Exercise
Word for word, quote all of the material, omitting the pictures.

=== Recorded information ===

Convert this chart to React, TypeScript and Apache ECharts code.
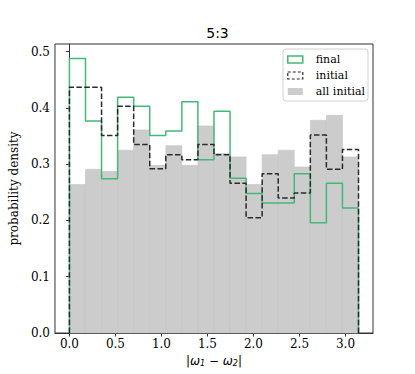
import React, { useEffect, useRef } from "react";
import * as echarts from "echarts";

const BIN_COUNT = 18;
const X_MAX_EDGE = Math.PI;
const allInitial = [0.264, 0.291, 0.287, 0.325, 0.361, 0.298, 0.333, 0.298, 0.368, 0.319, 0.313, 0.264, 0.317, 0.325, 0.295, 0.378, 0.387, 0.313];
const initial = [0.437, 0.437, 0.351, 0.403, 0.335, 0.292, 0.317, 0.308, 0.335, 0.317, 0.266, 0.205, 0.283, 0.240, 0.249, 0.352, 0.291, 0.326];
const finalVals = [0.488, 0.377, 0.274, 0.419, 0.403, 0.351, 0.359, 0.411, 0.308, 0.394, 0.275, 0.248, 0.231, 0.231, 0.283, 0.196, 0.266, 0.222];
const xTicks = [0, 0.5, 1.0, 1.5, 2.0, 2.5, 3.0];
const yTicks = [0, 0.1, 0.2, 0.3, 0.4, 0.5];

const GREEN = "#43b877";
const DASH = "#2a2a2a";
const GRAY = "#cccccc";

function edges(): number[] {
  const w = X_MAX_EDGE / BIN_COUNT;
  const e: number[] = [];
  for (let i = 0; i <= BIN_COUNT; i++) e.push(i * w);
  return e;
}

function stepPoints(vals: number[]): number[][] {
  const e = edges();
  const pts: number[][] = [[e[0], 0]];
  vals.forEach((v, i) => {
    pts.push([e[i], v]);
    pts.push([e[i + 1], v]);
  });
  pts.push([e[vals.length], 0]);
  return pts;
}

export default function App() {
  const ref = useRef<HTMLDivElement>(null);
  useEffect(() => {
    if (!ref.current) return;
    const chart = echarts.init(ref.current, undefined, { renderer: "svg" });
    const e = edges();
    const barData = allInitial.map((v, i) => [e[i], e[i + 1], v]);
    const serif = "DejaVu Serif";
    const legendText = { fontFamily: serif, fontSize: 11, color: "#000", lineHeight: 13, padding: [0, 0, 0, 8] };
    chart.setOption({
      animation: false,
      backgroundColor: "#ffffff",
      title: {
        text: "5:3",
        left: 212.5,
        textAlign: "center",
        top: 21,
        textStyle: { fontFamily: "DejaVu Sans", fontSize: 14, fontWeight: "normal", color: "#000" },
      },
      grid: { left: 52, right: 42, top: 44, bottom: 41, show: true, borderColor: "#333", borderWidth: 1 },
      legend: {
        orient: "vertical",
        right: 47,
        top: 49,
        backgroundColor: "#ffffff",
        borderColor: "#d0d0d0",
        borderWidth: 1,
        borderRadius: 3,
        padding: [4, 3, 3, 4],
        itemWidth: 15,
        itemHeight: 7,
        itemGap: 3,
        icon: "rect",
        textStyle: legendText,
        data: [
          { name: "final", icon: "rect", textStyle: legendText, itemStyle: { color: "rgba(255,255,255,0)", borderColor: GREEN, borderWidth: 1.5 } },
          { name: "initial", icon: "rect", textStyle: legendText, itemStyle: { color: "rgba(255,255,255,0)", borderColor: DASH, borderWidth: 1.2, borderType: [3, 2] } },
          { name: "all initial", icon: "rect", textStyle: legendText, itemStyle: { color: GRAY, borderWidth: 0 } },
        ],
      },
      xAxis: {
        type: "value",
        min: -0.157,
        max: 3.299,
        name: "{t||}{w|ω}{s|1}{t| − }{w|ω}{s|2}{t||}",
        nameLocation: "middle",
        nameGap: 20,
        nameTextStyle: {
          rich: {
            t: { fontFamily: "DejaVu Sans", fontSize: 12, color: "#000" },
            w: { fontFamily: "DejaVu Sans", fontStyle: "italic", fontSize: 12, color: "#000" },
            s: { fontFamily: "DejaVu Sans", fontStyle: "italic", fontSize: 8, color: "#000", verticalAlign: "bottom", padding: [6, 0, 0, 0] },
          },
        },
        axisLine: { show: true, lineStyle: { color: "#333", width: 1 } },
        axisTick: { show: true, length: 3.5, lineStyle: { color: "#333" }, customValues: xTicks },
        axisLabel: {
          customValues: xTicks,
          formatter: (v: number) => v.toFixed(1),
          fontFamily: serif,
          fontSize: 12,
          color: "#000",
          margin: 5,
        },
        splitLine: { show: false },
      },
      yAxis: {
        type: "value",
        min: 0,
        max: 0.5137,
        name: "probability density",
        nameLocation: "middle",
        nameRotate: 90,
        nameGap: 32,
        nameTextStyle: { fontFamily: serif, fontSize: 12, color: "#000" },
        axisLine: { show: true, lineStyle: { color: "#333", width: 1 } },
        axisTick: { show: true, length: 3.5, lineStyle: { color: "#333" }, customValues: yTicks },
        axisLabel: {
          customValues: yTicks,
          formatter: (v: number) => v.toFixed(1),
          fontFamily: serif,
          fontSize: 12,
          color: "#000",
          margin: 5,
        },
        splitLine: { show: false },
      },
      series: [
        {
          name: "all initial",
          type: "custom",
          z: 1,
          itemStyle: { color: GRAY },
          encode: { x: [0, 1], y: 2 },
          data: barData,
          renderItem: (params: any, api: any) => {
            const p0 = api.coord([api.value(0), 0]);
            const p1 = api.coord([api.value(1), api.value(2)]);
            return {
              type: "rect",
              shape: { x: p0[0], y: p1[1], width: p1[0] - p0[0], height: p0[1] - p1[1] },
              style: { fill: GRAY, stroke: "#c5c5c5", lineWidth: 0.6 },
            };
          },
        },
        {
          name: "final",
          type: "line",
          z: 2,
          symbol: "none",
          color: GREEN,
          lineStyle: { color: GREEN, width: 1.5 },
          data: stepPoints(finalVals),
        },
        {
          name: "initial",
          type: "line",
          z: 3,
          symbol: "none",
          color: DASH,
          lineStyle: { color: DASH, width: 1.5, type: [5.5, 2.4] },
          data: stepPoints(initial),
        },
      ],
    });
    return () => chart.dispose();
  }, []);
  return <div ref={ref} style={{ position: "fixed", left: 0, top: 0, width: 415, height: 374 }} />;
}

===

Result for this exercise
Convert this chart to React, TypeScript and Apache ECharts code.
import React, { useEffect, useRef } from "react";
import * as echarts from "echarts";

const BIN_COUNT = 18;
const X_MAX_EDGE = Math.PI;
const allInitial = [0.264, 0.291, 0.287, 0.325, 0.361, 0.298, 0.333, 0.298, 0.368, 0.319, 0.313, 0.264, 0.317, 0.325, 0.295, 0.378, 0.387, 0.313];
const initial = [0.437, 0.437, 0.351, 0.403, 0.335, 0.292, 0.317, 0.308, 0.335, 0.317, 0.266, 0.205, 0.283, 0.240, 0.249, 0.352, 0.291, 0.326];
const finalVals = [0.488, 0.377, 0.274, 0.419, 0.403, 0.351, 0.359, 0.411, 0.308, 0.394, 0.275, 0.248, 0.231, 0.231, 0.283, 0.196, 0.266, 0.222];
const xTicks = [0, 0.5, 1.0, 1.5, 2.0, 2.5, 3.0];
const yTicks = [0, 0.1, 0.2, 0.3, 0.4, 0.5];

const GREEN = "#43b877";
const DASH = "#2a2a2a";
const GRAY = "#cccccc";

function edges(): number[] {
  const w = X_MAX_EDGE / BIN_COUNT;
  const e: number[] = [];
  for (let i = 0; i <= BIN_COUNT; i++) e.push(i * w);
  return e;
}

function stepPoints(vals: number[]): number[][] {
  const e = edges();
  const pts: number[][] = [[e[0], 0]];
  vals.forEach((v, i) => {
    pts.push([e[i], v]);
    pts.push([e[i + 1], v]);
  });
  pts.push([e[vals.length], 0]);
  return pts;
}

export default function App() {
  const ref = useRef<HTMLDivElement>(null);
  useEffect(() => {
    if (!ref.current) return;
    const chart = echarts.init(ref.current, undefined, { renderer: "svg" });
    const e = edges();
    const barData = allInitial.map((v, i) => [e[i], e[i + 1], v]);
    const serif = "DejaVu Serif";
    const legendText = { fontFamily: serif, fontSize: 11, color: "#000", lineHeight: 13, padding: [0, 0, 0, 8] };
    chart.setOption({
      animation: false,
      backgroundColor: "#ffffff",
      title: {
        text: "5:3",
        left: 212.5,
        textAlign: "center",
        top: 21,
        textStyle: { fontFamily: "DejaVu Sans", fontSize: 14, fontWeight: "normal", color: "#000" },
      },
      grid: { left: 52, right: 42, top: 44, bottom: 41, show: true, borderColor: "#333", borderWidth: 1 },
      legend: {
        orient: "vertical",
        right: 47,
        top: 49,
        backgroundColor: "#ffffff",
        borderColor: "#d0d0d0",
        borderWidth: 1,
        borderRadius: 3,
        padding: [4, 3, 3, 4],
        itemWidth: 15,
        itemHeight: 7,
        itemGap: 3,
        icon: "rect",
        textStyle: legendText,
        data: [
          { name: "final", icon: "rect", textStyle: legendText, itemStyle: { color: "rgba(255,255,255,0)", borderColor: GREEN, borderWidth: 1.5 } },
          { name: "initial", icon: "rect", textStyle: legendText, itemStyle: { color: "rgba(255,255,255,0)", borderColor: DASH, borderWidth: 1.2, borderType: [3, 2] } },
          { name: "all initial", icon: "rect", textStyle: legendText, itemStyle: { color: GRAY, borderWidth: 0 } },
        ],
      },
      xAxis: {
        type: "value",
        min: -0.157,
        max: 3.299,
        name: "{t||}{w|ω}{s|1}{t| − }{w|ω}{s|2}{t||}",
        nameLocation: "middle",
        nameGap: 20,
        nameTextStyle: {
          rich: {
            t: { fontFamily: "DejaVu Sans", fontSize: 12, color: "#000" },
            w: { fontFamily: "DejaVu Sans", fontStyle: "italic", fontSize: 12, color: "#000" },
            s: { fontFamily: "DejaVu Sans", fontStyle: "italic", fontSize: 8, color: "#000", verticalAlign: "bottom", padding: [6, 0, 0, 0] },
          },
        },
        axisLine: { show: true, lineStyle: { color: "#333", width: 1 } },
        axisTick: { show: true, length: 3.5, lineStyle: { color: "#333" }, customValues: xTicks },
        axisLabel: {
          customValues: xTicks,
          formatter: (v: number) => v.toFixed(1),
          fontFamily: serif,
          fontSize: 12,
          color: "#000",
          margin: 5,
        },
        splitLine: { show: false },
      },
      yAxis: {
        type: "value",
        min: 0,
        max: 0.5137,
        name: "probability density",
        nameLocation: "middle",
        nameRotate: 90,
        nameGap: 32,
        nameTextStyle: { fontFamily: serif, fontSize: 12, color: "#000" },
        axisLine: { show: true, lineStyle: { color: "#333", width: 1 } },
        axisTick: { show: true, length: 3.5, lineStyle: { color: "#333" }, customValues: yTicks },
        axisLabel: {
          customValues: yTicks,
          formatter: (v: number) => v.toFixed(1),
          fontFamily: serif,
          fontSize: 12,
          color: "#000",
          margin: 5,
        },
        splitLine: { show: false },
      },
      series: [
        {
          name: "all initial",
          type: "custom",
          z: 1,
          itemStyle: { color: GRAY },
          encode: { x: [0, 1], y: 2 },
          data: barData,
          renderItem: (params: any, api: any) => {
            const p0 = api.coord([api.value(0), 0]);
            const p1 = api.coord([api.value(1), api.value(2)]);
            return {
              type: "rect",
              shape: { x: p0[0], y: p1[1], width: p1[0] - p0[0], height: p0[1] - p1[1] },
              style: { fill: GRAY, stroke: "#c5c5c5", lineWidth: 0.6 },
            };
          },
        },
        {
          name: "final",
          type: "line",
          z: 2,
          symbol: "none",
          color: GREEN,
          lineStyle: { color: GREEN, width: 1.5 },
          data: stepPoints(finalVals),
        },
        {
          name: "initial",
          type: "line",
          z: 3,
          symbol: "none",
          color: DASH,
          lineStyle: { color: DASH, width: 1.5, type: [5.5, 2.4] },
          data: stepPoints(initial),
        },
      ],
    });
    return () => chart.dispose();
  }, []);
  return <div ref={ref} style={{ position: "fixed", left: 0, top: 0, width: 415, height: 374 }} />;
}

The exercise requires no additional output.